Exercise requirements: Restate each line word for word. Leave out every picture.
───── Source data
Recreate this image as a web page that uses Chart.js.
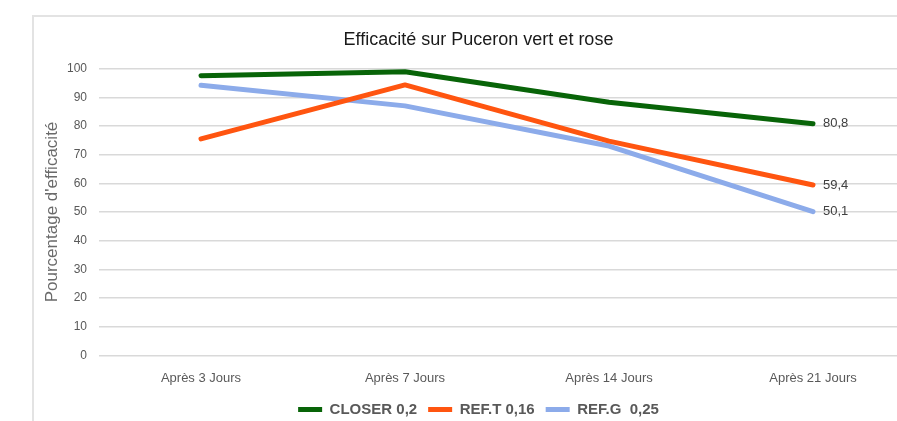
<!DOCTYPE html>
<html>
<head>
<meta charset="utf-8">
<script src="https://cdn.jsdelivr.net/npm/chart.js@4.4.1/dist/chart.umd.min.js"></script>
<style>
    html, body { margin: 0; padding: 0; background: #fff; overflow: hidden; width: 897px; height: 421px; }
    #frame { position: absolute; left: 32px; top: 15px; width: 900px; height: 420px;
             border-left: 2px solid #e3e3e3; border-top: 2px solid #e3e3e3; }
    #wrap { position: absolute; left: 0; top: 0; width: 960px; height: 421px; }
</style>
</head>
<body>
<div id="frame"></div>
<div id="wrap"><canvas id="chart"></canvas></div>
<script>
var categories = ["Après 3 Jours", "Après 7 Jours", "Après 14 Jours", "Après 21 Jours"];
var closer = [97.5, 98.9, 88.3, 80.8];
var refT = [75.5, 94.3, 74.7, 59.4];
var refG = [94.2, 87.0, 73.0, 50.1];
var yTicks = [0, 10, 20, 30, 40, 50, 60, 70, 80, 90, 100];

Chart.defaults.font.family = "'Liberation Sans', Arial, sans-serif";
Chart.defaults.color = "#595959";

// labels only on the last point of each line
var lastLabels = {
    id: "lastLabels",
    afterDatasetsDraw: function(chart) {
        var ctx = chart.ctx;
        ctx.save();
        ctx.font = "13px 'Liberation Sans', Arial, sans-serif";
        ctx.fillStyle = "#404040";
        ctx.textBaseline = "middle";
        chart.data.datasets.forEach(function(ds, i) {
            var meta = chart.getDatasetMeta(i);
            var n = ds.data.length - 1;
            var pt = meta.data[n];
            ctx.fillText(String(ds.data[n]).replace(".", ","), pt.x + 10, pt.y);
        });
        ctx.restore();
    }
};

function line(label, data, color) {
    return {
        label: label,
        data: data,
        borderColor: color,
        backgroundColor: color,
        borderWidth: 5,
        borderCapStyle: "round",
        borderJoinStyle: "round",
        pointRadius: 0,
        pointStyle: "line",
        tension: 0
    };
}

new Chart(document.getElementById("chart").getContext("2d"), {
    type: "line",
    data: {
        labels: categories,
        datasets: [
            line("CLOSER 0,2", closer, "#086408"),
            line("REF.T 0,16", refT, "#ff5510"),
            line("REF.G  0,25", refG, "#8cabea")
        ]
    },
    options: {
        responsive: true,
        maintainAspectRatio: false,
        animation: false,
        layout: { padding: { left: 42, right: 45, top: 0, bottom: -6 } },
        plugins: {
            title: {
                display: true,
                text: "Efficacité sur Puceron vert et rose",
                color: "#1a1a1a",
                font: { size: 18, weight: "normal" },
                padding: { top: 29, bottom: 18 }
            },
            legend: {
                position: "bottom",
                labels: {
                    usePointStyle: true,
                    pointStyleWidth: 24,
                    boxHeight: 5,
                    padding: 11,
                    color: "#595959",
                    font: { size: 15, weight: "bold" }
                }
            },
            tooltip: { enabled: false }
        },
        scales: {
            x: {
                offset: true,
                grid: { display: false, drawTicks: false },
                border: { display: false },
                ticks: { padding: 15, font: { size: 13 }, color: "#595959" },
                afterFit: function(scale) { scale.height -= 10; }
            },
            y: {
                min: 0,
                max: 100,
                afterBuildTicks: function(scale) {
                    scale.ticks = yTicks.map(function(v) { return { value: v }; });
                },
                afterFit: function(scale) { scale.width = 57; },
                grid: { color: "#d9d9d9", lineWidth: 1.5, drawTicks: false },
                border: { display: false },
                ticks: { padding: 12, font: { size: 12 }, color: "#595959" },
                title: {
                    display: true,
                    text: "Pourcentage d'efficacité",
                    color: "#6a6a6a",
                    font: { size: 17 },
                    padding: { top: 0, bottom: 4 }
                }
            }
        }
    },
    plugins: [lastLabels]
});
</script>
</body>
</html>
──────────
Exercise output:
Recreate this image as a web page that uses Chart.js.
<!DOCTYPE html>
<html>
<head>
<meta charset="utf-8">
<script src="https://cdn.jsdelivr.net/npm/chart.js@4.4.1/dist/chart.umd.min.js"></script>
<style>
    html, body { margin: 0; padding: 0; background: #fff; overflow: hidden; width: 897px; height: 421px; }
    #frame { position: absolute; left: 32px; top: 15px; width: 900px; height: 420px;
             border-left: 2px solid #e3e3e3; border-top: 2px solid #e3e3e3; }
    #wrap { position: absolute; left: 0; top: 0; width: 960px; height: 421px; }
</style>
</head>
<body>
<div id="frame"></div>
<div id="wrap"><canvas id="chart"></canvas></div>
<script>
var categories = ["Après 3 Jours", "Après 7 Jours", "Après 14 Jours", "Après 21 Jours"];
var closer = [97.5, 98.9, 88.3, 80.8];
var refT = [75.5, 94.3, 74.7, 59.4];
var refG = [94.2, 87.0, 73.0, 50.1];
var yTicks = [0, 10, 20, 30, 40, 50, 60, 70, 80, 90, 100];

Chart.defaults.font.family = "'Liberation Sans', Arial, sans-serif";
Chart.defaults.color = "#595959";

// labels only on the last point of each line
var lastLabels = {
    id: "lastLabels",
    afterDatasetsDraw: function(chart) {
        var ctx = chart.ctx;
        ctx.save();
        ctx.font = "13px 'Liberation Sans', Arial, sans-serif";
        ctx.fillStyle = "#404040";
        ctx.textBaseline = "middle";
        chart.data.datasets.forEach(function(ds, i) {
            var meta = chart.getDatasetMeta(i);
            var n = ds.data.length - 1;
            var pt = meta.data[n];
            ctx.fillText(String(ds.data[n]).replace(".", ","), pt.x + 10, pt.y);
        });
        ctx.restore();
    }
};

function line(label, data, color) {
    return {
        label: label,
        data: data,
        borderColor: color,
        backgroundColor: color,
        borderWidth: 5,
        borderCapStyle: "round",
        borderJoinStyle: "round",
        pointRadius: 0,
        pointStyle: "line",
        tension: 0
    };
}

new Chart(document.getElementById("chart").getContext("2d"), {
    type: "line",
    data: {
        labels: categories,
        datasets: [
            line("CLOSER 0,2", closer, "#086408"),
            line("REF.T 0,16", refT, "#ff5510"),
            line("REF.G  0,25", refG, "#8cabea")
        ]
    },
    options: {
        responsive: true,
        maintainAspectRatio: false,
        animation: false,
        layout: { padding: { left: 42, right: 45, top: 0, bottom: -6 } },
        plugins: {
            title: {
                display: true,
                text: "Efficacité sur Puceron vert et rose",
                color: "#1a1a1a",
                font: { size: 18, weight: "normal" },
                padding: { top: 29, bottom: 18 }
            },
            legend: {
                position: "bottom",
                labels: {
                    usePointStyle: true,
                    pointStyleWidth: 24,
                    boxHeight: 5,
                    padding: 11,
                    color: "#595959",
                    font: { size: 15, weight: "bold" }
                }
            },
            tooltip: { enabled: false }
        },
        scales: {
            x: {
                offset: true,
                grid: { display: false, drawTicks: false },
                border: { display: false },
                ticks: { padding: 15, font: { size: 13 }, color: "#595959" },
                afterFit: function(scale) { scale.height -= 10; }
            },
            y: {
                min: 0,
                max: 100,
                afterBuildTicks: function(scale) {
                    scale.ticks = yTicks.map(function(v) { return { value: v }; });
                },
                afterFit: function(scale) { scale.width = 57; },
                grid: { color: "#d9d9d9", lineWidth: 1.5, drawTicks: false },
                border: { display: false },
                ticks: { padding: 12, font: { size: 12 }, color: "#595959" },
                title: {
                    display: true,
                    text: "Pourcentage d'efficacité",
                    color: "#6a6a6a",
                    font: { size: 17 },
                    padding: { top: 0, bottom: 4 }
                }
            }
        }
    },
    plugins: [lastLabels]
});
</script>
</body>
</html>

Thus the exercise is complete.